The *team* totals will be more extreme too, then, and so will the team standings. So I wondered: how much more extreme? I seem to recall, some time ago, APBA putting out a promotional flyer with the results of a full simulated season (sent in by a customer), and showing how similar it was to the actual standings. You'd think, though, without regressing to the mean, you'd have too much of a spread, though.
Well, now we can figure it out.
From 1973 to 2001 (omitting strike seasons), the SD of team records (normalized to 162 games) was almost exactly 11 wins. The theoretical SD of luck is 6.36 wins, which means the SD from talent is almost exactly 9 wins. (9 squared plus 6.36 squared equals 11 squared.)
So, that's 90 runs.
But, now, the simulation is increasing that, by taking the "career years" luck, and making it part of the player's "talent" (which is what the card represents). For the team as a whole, it works out to 31.9 runs pitching, and 31.9 runs hitting.
So the SD of talent is now 101 runs -- the square root of (90 squared plus 31.9 squared plus 31.9 squared).
Which means the SD of observed W-L records is now 119 runs, or 11.9 wins -- the square root of (101 squared + 63.6 squared).
11.0 wins -- real life
11.9 wins -- APBA
Not much difference -- around a single win.
So, if you figure the most extreme team in a year is maybe 2 SD from the mean ... the top and bottom teams should be two wins more extreme than real life. (They won't necessarily be the *same* teams.)

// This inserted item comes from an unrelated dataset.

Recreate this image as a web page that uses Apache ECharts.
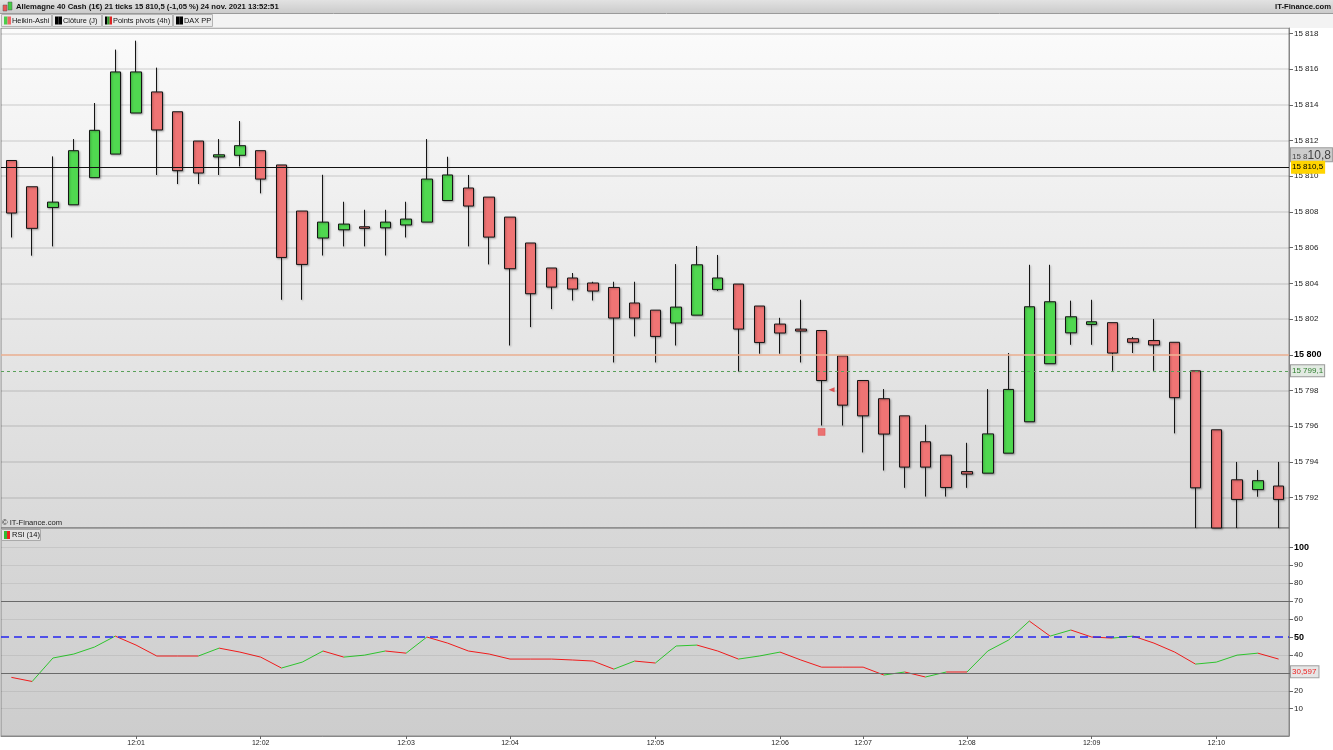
<!DOCTYPE html>
<html>
<head>
<meta charset="utf-8">
<script src="https://cdn.jsdelivr.net/npm/echarts@6/dist/echarts.min.js"></script>
<style>
html,body{margin:0;padding:0;background:#fff;}
#chart{width:1333px;height:750px;}
</style>
</head>
<body>
<div id="chart"></div>
<script>
// ---- data ----
const timeLabels = ['', '', '', '', '', '', '12:01', '', '', '', '', '', '12:02', '', '', '', '', '', '', '12:03',
  '', '', '', '', '12:04', '', '', '', '', '', '', '12:05', '', '', '', '', '', '12:06', '', '', '', '12:07',
  '', '', '', '', '12:08', '', '', '', '', '', '12:09', '', '', '', '', '', '12:10', '', '', ''];

const haOpen = [15810.88, 15809.41, 15808.25, 15808.40, 15809.92, 15811.24, 15813.54, 15814.72, 15813.61, 15811.97,
  15811.08, 15811.17, 15811.43, 15810.63, 15808.05, 15806.54, 15807.00, 15807.17, 15807.11, 15807.27,
  15807.43, 15808.64, 15809.34, 15808.83, 15807.71, 15806.26, 15804.86, 15804.30, 15804.02, 15803.77,
  15802.90, 15802.50, 15801.78, 15802.22, 15803.66, 15803.96, 15802.73, 15801.72, 15801.44, 15801.36,
  15799.94, 15798.56, 15797.54, 15796.58, 15795.13, 15794.38, 15793.46, 15793.37, 15794.49, 15796.25,
  15799.50, 15801.23, 15801.70, 15801.80, 15800.90, 15800.80, 15800.70, 15799.10, 15795.80, 15793.00,
  15792.45, 15792.65];
const haClose = [15807.94, 15807.08, 15808.55, 15811.43, 15812.57, 15815.84, 15815.84, 15812.59, 15810.31, 15810.18,
  15811.20, 15811.71, 15809.84, 15805.45, 15805.06, 15807.43, 15807.32, 15807.08, 15807.43, 15807.60,
  15809.84, 15810.07, 15808.33, 15806.59, 15804.82, 15803.42, 15803.79, 15803.68, 15803.57, 15802.06,
  15802.06, 15801.03, 15802.67, 15805.04, 15804.30, 15801.44, 15800.69, 15801.22, 15801.33, 15798.56,
  15797.18, 15796.58, 15795.56, 15793.71, 15793.71, 15792.57, 15793.32, 15795.57, 15798.06, 15802.69,
  15802.97, 15802.13, 15801.85, 15800.10, 15800.70, 15800.55, 15797.60, 15792.55, 15790.30, 15791.90,
  15792.95, 15791.90];
const haLow = [15806.57, 15805.55, 15806.07, 15808.40, 15809.92, 15811.24, 15813.54, 15810.07, 15809.56, 15809.56,
  15810.07, 15810.55, 15809.04, 15803.08, 15803.08, 15805.56, 15806.07, 15806.07, 15805.56, 15806.57,
  15807.43, 15808.64, 15806.07, 15805.06, 15800.52, 15801.55, 15802.56, 15803.04, 15803.04, 15799.57,
  15801.03, 15799.57, 15800.52, 15802.22, 15803.57, 15799.06, 15800.06, 15800.06, 15799.57, 15796.04,
  15796.04, 15794.53, 15793.52, 15792.55, 15792.06, 15792.06, 15792.55, 15793.37, 15794.49, 15796.25,
  15799.50, 15800.56, 15800.56, 15799.10, 15800.10, 15799.10, 15795.60, 15790.30, 15790.30, 15790.30,
  15792.05, 15790.30];
const haHigh = [15810.88, 15809.41, 15811.11, 15812.08, 15814.10, 15817.09, 15817.59, 15816.08, 15813.61, 15811.97,
  15812.08, 15813.09, 15811.43, 15810.63, 15808.05, 15810.08, 15808.57, 15808.12, 15808.12, 15808.57,
  15812.08, 15811.09, 15810.07, 15808.83, 15807.71, 15806.26, 15804.86, 15804.58, 15804.09, 15804.09,
  15804.09, 15802.50, 15805.08, 15806.09, 15805.59, 15803.96, 15802.73, 15802.07, 15803.08, 15801.36,
  15799.94, 15798.56, 15798.08, 15796.58, 15796.08, 15794.38, 15795.07, 15798.08, 15800.10, 15805.04,
  15805.04, 15803.03, 15803.08, 15801.80, 15801.00, 15802.00, 15800.70, 15799.10, 15795.80, 15794.00,
  15793.55, 15794.00];

const rsi = [27.5, 25.2, 38.3, 40.5, 44.4, 50.5, 45.5, 39.4, 39.4, 39.4, 43.8, 41.6, 38.8, 32.7, 36.0, 42.2,
  38.8, 39.9, 42.2, 41.0, 50.0, 46.6, 42.2, 40.5, 37.7, 37.7, 37.7, 37.2, 36.6, 32.1, 36.6, 35.5, 45.0,
  45.5, 42.2, 37.7, 39.4, 41.6, 37.2, 33.2, 33.2, 33.2, 28.8, 30.5, 27.7, 30.5, 30.5, 42.2, 48.3, 58.9,
  50.5, 53.9, 50.0, 49.4, 50.5, 46.6, 41.6, 34.9, 36.0, 39.9, 41.0, 37.7];

const closeLevel = 15810.5;      // Clôture (J)
const closeText = '15 810,5';
const bidLevel = 15811.2;        // grey price tag position
const bidSmall = '15 8';
const bidBig = '10,8';
const pivotLevel = 15800;        // DAX PP
const ppLevel = 15799.1;         // Points pivots (4h)
const ppText = '15 799,1';
const pivotSquare = [[39, 15795.68]];
const pivotArrow = [[39, 15798.04]];

const rsiLast = 30.597;
const rsiLastText = '30,597';
const rsiBands = [70, 30];
const rsiMid = 50;
const rsiGrid = [10, 20, 40, 60, 80, 90, 100];
const rsiTicks = [10, 20, 30, 40, 50, 60, 70, 80, 90, 100];

const priceMin = 15790.3, priceMax = 15818.3;
const rsiMin = -5.2, rsiMax = 110.8;

// ---- chart ----
const FONT = 'Liberation Sans, Arial, sans-serif';
const chart = echarts.init(document.getElementById('chart'), null, {renderer: 'canvas'});

const candles = haOpen.map((o, i) => [o, haClose[i], haLow[i], haHigh[i]]);
const rsiSegments = rsi.slice(0, -1).map((v, i) => [i, v, rsi[i + 1]]);

function fmtPrice(v) {
  const s = String(Math.round(v));
  return s.slice(0, s.length - 3) + ' ' + s.slice(-3);
}

const legendItems = [
  {x: 1, w: 50, text: 'Heikin-Ashi', icon: ['#4ccc4c', '#ee6666']},
  {x: 52, w: 49, text: 'Clôture (J)', icon: ['#000', '#000']},
  {x: 102, w: 70, text: 'Points pivots (4h)', icon: ['#000', '#2a9a2a', '#dd2222']},
  {x: 173, w: 39, text: 'DAX PP', icon: ['#000', '#000']}
];

const graphics = [
  {type: 'rect', shape: {x: 0, y: 0, width: 1333, height: 13}, z: 0,
   style: {fill: new echarts.graphic.LinearGradient(0, 0, 0, 1, [{offset: 0, color: '#e2e2e2'}, {offset: 1, color: '#cbcbcb'}])}},
  {type: 'line', shape: {x1: 0, y1: 13.5, x2: 1333, y2: 13.5}, style: {stroke: '#9a9a9a', lineWidth: 1}},
  {type: 'rect', shape: {x: 0, y: 14, width: 1333, height: 14}, style: {fill: '#f3f3f3'}},
  // title icon
  {type: 'rect', shape: {x: 3, y: 5, width: 4, height: 6}, style: {fill: '#ee5555', stroke: '#555', lineWidth: 0.5}},
  {type: 'rect', shape: {x: 8, y: 2, width: 4, height: 8}, style: {fill: '#44cc44', stroke: '#555', lineWidth: 0.5}},
  {type: 'text', x: 16, y: 7, style: {text: 'Allemagne 40 Cash (1€) 21 ticks 15 810,5 (-1,05 %) 24 nov. 2021 13:52:51',
    fill: '#111', font: 'bold 7.7px ' + FONT, verticalAlign: 'middle'}},
  {type: 'text', x: 1331, y: 7, style: {text: 'IT-Finance.com', fill: '#111', font: 'bold 7.7px ' + FONT,
    align: 'right', verticalAlign: 'middle'}},
  {type: 'text', x: 2, y: 523, z: 10, style: {text: '© IT-Finance.com', fill: '#222', font: '7.6px ' + FONT, verticalAlign: 'middle'}},
  {type: 'rect', shape: {x: 1.5, y: 529.5, width: 39, height: 11}, z: 10, style: {fill: '#e4e4e4', stroke: '#aaa', lineWidth: 1}},
  {type: 'rect', shape: {x: 4, y: 531, width: 3, height: 8}, z: 11, style: {fill: '#33bb33'}},
  {type: 'rect', shape: {x: 7, y: 531, width: 3, height: 8}, z: 11, style: {fill: '#ee2222'}},
  {type: 'text', x: 12, y: 535, z: 11, style: {text: 'RSI (14)', fill: '#111', font: '7.5px ' + FONT, verticalAlign: 'middle'}}
];
legendItems.forEach(it => {
  graphics.push({type: 'rect', shape: {x: it.x + 0.5, y: 14.5, width: it.w, height: 12}, style: {fill: '#eaeaea', stroke: '#b5b5b5', lineWidth: 1}});
  const n = it.icon.length, iw = 7 / n;
  it.icon.forEach((c, k) => {
    graphics.push({type: 'rect', shape: {x: it.x + 3 + k * iw, y: 16.5, width: iw, height: 8}, style: {fill: c}});
  });
  graphics.push({type: 'text', x: it.x + 11, y: 20.8, style: {text: it.text, fill: '#111', font: '7.4px ' + FONT, verticalAlign: 'middle'}});
});

const option = {
  animation: false,
  backgroundColor: '#ffffff',
  textStyle: {fontFamily: FONT},
  graphic: {elements: graphics},
  grid: [
    {left: 1, right: 44, top: 28, height: 500, show: true, borderColor: '#8a8a8a', borderWidth: 1,
     backgroundColor: new echarts.graphic.LinearGradient(0, 0, 0, 1, [{offset: 0, color: '#fbfbfb'}, {offset: 1, color: '#d9d9d9'}])},
    {left: 1, right: 44, top: 528, height: 208, show: true, borderColor: '#8a8a8a', borderWidth: 1,
     backgroundColor: new echarts.graphic.LinearGradient(0, 0, 0, 1, [{offset: 0, color: '#d8d8d8'}, {offset: 1, color: '#cdcdcd'}])}
  ],
  xAxis: [
    {type: 'category', gridIndex: 0, data: timeLabels, boundaryGap: true, show: false},
    {type: 'category', gridIndex: 1, data: timeLabels, boundaryGap: true,
     axisLine: {show: true, onZero: false, lineStyle: {color: '#888'}},
     axisTick: {show: true, alignWithLabel: true, length: 3, interval: (i, v) => v !== '', lineStyle: {color: '#666'}},
     axisLabel: {show: true, interval: (i, v) => v !== '', fontSize: 7, color: '#222', margin: 4, fontFamily: FONT},
     splitLine: {show: false}}
  ],
  yAxis: [
    {type: 'value', gridIndex: 0, position: 'right', min: priceMin, max: priceMax, splitNumber: 14,
     axisLine: {show: true, lineStyle: {color: '#888'}},
     axisTick: {show: true, length: 4, lineStyle: {color: '#666'}},
     axisLabel: {show: true, showMinLabel: false, showMaxLabel: false, fontSize: 8, color: '#222', margin: 5,
       formatter: v => v === pivotLevel ? '{b|' + fmtPrice(v) + '}' : fmtPrice(v),
       rich: {b: {fontWeight: 'bold', fontSize: 9, color: '#000'}}},
     splitLine: {show: true, lineStyle: {color: 'rgba(0,0,0,0.085)', width: 2}}},
    {type: 'value', gridIndex: 1, position: 'right', min: rsiMin, max: rsiMax, splitNumber: 12,
     axisLine: {show: true, lineStyle: {color: '#888'}},
     axisTick: {show: true, length: 4, customValues: rsiTicks, lineStyle: {color: '#666'}},
     axisLabel: {show: true, customValues: rsiTicks, fontSize: 8, color: '#222', margin: 5,
       formatter: v => (v === 100 || v === 50) ? '{b|' + v + '}' : String(v),
       rich: {b: {fontWeight: 'bold', fontSize: 9, color: '#000'}}},
     splitLine: {show: false}}
  ],
  series: [
    {type: 'candlestick', xAxisIndex: 0, yAxisIndex: 0, data: candles, barWidth: 11, clip: true,
     itemStyle: {color: '#50d850', color0: '#ef7474', borderColor: '#151515', borderColor0: '#151515', borderWidth: 1,
       shadowColor: 'rgba(0,0,0,0.3)', shadowBlur: 2, shadowOffsetX: 1, shadowOffsetY: 1},
     markLine: {silent: true, symbol: ['none', 'none'], animation: false,
       data: [
         {yAxis: pivotLevel, lineStyle: {color: '#f0b496', width: 1.5, type: 'solid'}, label: {show: false}},
         {yAxis: ppLevel, lineStyle: {color: '#5aa05a', width: 1, type: [3, 3]},
          label: {show: true, position: 'end', distance: 2, formatter: ppText, color: '#2e7d2e', fontSize: 8,
            backgroundColor: '#e2eae2', borderColor: '#999', borderWidth: 1, padding: [2, 1, 1, 1]}},
         {yAxis: bidLevel, lineStyle: {color: 'rgba(0,0,0,0)', width: 0},
          label: {show: true, position: 'end', distance: 2, formatter: '{s|' + bidSmall + '}{l|' + bidBig + '}',
            backgroundColor: '#cdcdcd', borderColor: '#9a9a9a', borderWidth: 1, padding: [1, 1, 0, 1],
            rich: {s: {fontSize: 8, color: '#444', verticalAlign: 'bottom'}, l: {fontSize: 12, color: '#444'}}}},
         {yAxis: closeLevel, lineStyle: {color: '#111', width: 1, type: 'solid'},
          label: {show: true, position: 'end', distance: 2, formatter: closeText, color: '#000', fontSize: 8,
            backgroundColor: '#ffd400', padding: [3, 2, 2, 1]}}
       ]}},
    {type: 'scatter', xAxisIndex: 0, yAxisIndex: 0, data: pivotSquare, symbol: 'rect', symbolSize: 7,
     itemStyle: {color: '#ee5555', borderColor: '#d44', borderWidth: 0.5}, silent: true},
    {type: 'scatter', xAxisIndex: 0, yAxisIndex: 0, data: pivotArrow, symbol: 'triangle', symbolSize: [5, 6],
     symbolRotate: 90, symbolOffset: [10, 0], itemStyle: {color: '#dd3333'}, silent: true},
    {type: 'line', xAxisIndex: 1, yAxisIndex: 1, data: [], symbol: 'none', silent: true,
     markLine: {silent: true, symbol: ['none', 'none'], animation: false,
       data: rsiGrid.map(v => ({yAxis: v, lineStyle: {color: 'rgba(0,0,0,0.07)', width: 1, type: 'solid'}, label: {show: false}}))
         .concat(rsiBands.map(v => ({yAxis: v, lineStyle: {color: '#6a6a6a', width: 1, type: 'solid'}, label: {show: false}})))
         .concat([{yAxis: rsiMid, lineStyle: {color: '#2626f0', width: 1.5, type: [8, 5]}, label: {show: false}}])
     }},
    {type: 'custom', xAxisIndex: 1, yAxisIndex: 1, data: rsiSegments, silent: true, encode: {x: 0, y: [1, 2]},
     renderItem: function (params, api) {
       const i = api.value(0);
       const v0 = api.value(1), v1 = api.value(2);
       const p0 = api.coord([i, v0]);
       const p1 = api.coord([i + 1, v1]);
       return {type: 'line', shape: {x1: p0[0], y1: p0[1], x2: p1[0], y2: p1[1]},
         style: {stroke: v1 > v0 ? '#2ec42e' : '#f01c1c', lineWidth: 1}};
     },
     markLine: {silent: true, symbol: ['none', 'none'], animation: false,
       data: [{yAxis: rsiLast, lineStyle: {color: 'rgba(0,0,0,0)', width: 0},
         label: {show: true, position: 'end', distance: 2, formatter: rsiLastText, color: '#ee2222', fontSize: 8,
           backgroundColor: '#e6e6e6', borderColor: '#a0a0a0', borderWidth: 1, padding: [2, 2, 1, 1]}}]}}
  ]
};
chart.setOption(option);
</script>
</body>
</html>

That's not a big deal ... you probably wouldn't even notice. Real life often bumps the extremes well beyond that.
The real-life SD of wins is 11.0, but it varies quite a bit by season. Here are the 26 season SDs:
10.3, 9.9, 11.7, 11.8, 14.4, 12.3, 12.9, 11.6, 10.5, 9.8, 8.9, 12.6, 10.3, 9.8, 12.0, 10.0, 9.1, 9.7, 10.2, 12.2, 10.0, 9.6, 13.5, 12.5, 10.0, 13.0, 14.8, 13.4, 13.5, 10.8, 10.1, 9.3, 11.1, 11.4, 11.0, 11.4
11.9 fits right in. The extremes are much higher than that. In 1984, the SD of wins was less than 9. In 2002, it was 14.75. I've never seen anyone mention either, that there was so much parity in 1984 but so little in 2002. It seems that we don't even notice *big* changes.
The overall SD of the SDs was more than 1.5 ... so a change from 11.0 to 11.9 is only 0.6 SDs from the previous mean. For statistical significance, you'd need to more triple that ... which means you'd need roughly ten times as many seasons. It would take 360 years of Major League Baseball to get a 50 percent chance of statistical significance for a single unregressed APBA season.
It's a smaller effect than I had been thinking it would be.
In any case, that just applies to team records. You'll be able to notice the spread more easily in individual results.
For a season of 600 AB, the binomial standard deviation of batting average is 18.7 points.
In 2012, Buster Posey led the majors in batting average, at .336. In a simulation, he'd have a 50% chance of beating that.
Miguel Cabrera, who hit .330, would have probably a 40% chance. Andrew McCutchen, half an SD behind, would have a 30% chance. Mike Trout, also around 30%. Adrian Beltre (.321), 20%. So far, that adds up to 170%, or an average of 1.7 simulated hitters beating .336. And that's only after looking at five players!
So, it's virtually assured that the simulated leader will outhit the actual leader. That's probably true in any of the major statistics where players get similar numbers of opportunities.
Bottom line: in an APBA season, you'll notice players are more extreme than real life -- but you probably won't notice that teams are.